Angie Chen


Major: Criminal Justice

Thesis Advisor: Professor Demosthenes Long, Ed.D, JD

Document Type



The research questions that this thesis explored were “Why the Reid Technique is Ineffective for Law Enforcement Interrogations?” and “How a Non-Accusatory Model of Interview Can Be Applied in Law Enforcement Interviews in the United States.” In recent years, the harmful effects of using a confrontational, adversarial interrogation method, such as the Reid technique, have emerged. These interrogation methods are based on pseudoscience. The effects of these types of interrogation methods can include psychological harm and false confessions. Professionals and officials in the law enforcement field are exploring new options for interviewing including non-accusatory methods such as the PEACE model. A non-accusatory method of interviewing can aid in obtaining more information while mitigating the risks of an accusatory method.

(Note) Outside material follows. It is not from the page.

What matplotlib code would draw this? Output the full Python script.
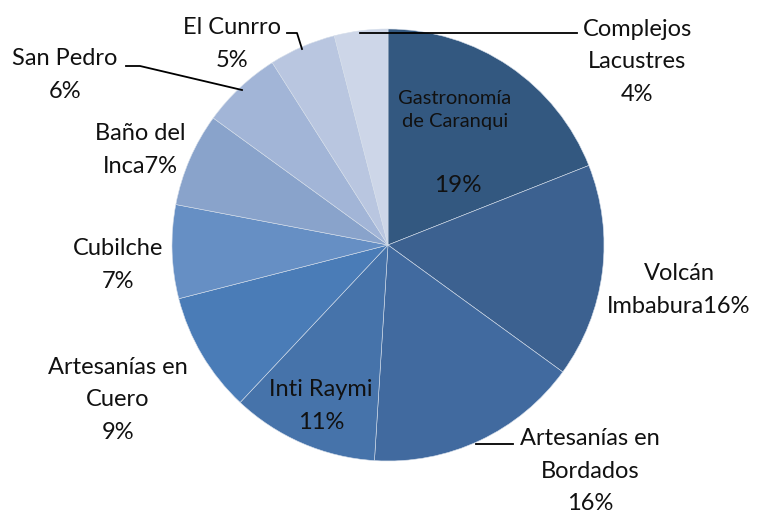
import matplotlib.pyplot as plt

# slice data, clockwise from 12 o'clock
names = ["Gastronomía\nde Caranqui", "Volcán\nImbabura", "Artesanías en\nBordados",
         "Inti Raymi", "Artesanías en\nCuero", "Cubilche", "Baño del\nInca",
         "San Pedro", "El Cunrro", "Complejos\nLacustres"]
values = [19, 16, 16, 11, 9, 7, 7, 6, 5, 4]
seps = ["\n\n", "", "\n", "\n", "\n", "\n", "", "\n", "\n", "\n"]
colors = ["#335880", "#3C6190", "#416A9F", "#4673AA", "#4A7CB7", "#668FC4",
          "#89A3CB", "#A2B5D7", "#B9C6E0", "#CDD6E8"]

W, H = 761, 514
plt.rcParams['font.family'] = ['Lato', 'DejaVu Sans']
fig = plt.figure(figsize=(W / 100, H / 100), dpi=100)
ax = fig.add_axes([0, 0, 1, 1])

cx, cy, r = 388, 245, 216
ax.pie(values, colors=colors, startangle=90, counterclock=False,
       center=(cx, H - cy), radius=r,
       wedgeprops=dict(edgecolor="#D5DEEA", linewidth=0.4))
ax.set_xlim(0, W)
ax.set_ylim(0, H)
ax.set_aspect("equal")
ax.axis("off")

# label centres in pixel coords (x, y from top)
pos = [None, (679, 290), (590, 471), (321, 406), (118, 400), (118, 265),
       (140, 150), (65, 75), (232, 44), (637, 62)]
for name, v, s, p in zip(names, values, seps, pos):
    if p is None:
        continue
    x, y = p
    ax.text(x, H - y, f"{name}{s}{v}%", ha="center", va="center",
            fontsize=17, linespacing=1.68, color="#111111")

# Gastronomía label sits inside its slice, name and value sized differently
ax.text(455, H - 110, names[0], ha="center", va="center", fontsize=14.5,
        linespacing=1.45, color="#111111")
ax.text(458, H - 186, f"{values[0]}%", ha="center", va="center",
        fontsize=17.5, color="#111111")

# leader lines
lk = dict(color="black", lw=1.3)
ax.plot([360, 577], [H - 33, H - 33], **lk)
ax.plot([287, 297, 302], [H - 33, H - 33, H - 49], **lk)
ax.plot([126, 140, 242], [H - 66, H - 66, H - 90], **lk)
ax.plot([476, 513], [H - 444, H - 444], **lk)

fig.savefig("out.png", dpi=100)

To explore these questions, interviews were conducted with Dr. Brent Snook and Mr. David Thompson. Dr. Snook is an academic that researches how science can be applied to the criminal justice system including in interviews and interrogations. Mr. Thompson is the Vice President of Operations for Wicklander-Zulawski, an investigative and consulting company that focuses on utilizing non-accusatory methods of interviewing. From these interviews, Dr. Snook and Mr. Thompson confirmed what has been published about the Reid technique and how it is an ineffective technique to use in modern law enforcement interviews. The PEACE model of interviewing is a model based in science that can be applied to law enforcement agencies in the U.S. The adoption of non-accusatory methods in certain U.S. law enforcement agencies suggest that change is possible. This adoption can be accelerated if a federal mandate is created that requires U.S. law enforcement agencies to adopt a non-accusatory method of interviewing like the PEACE model and discontinue use of accusatory methods such as the Reid technique.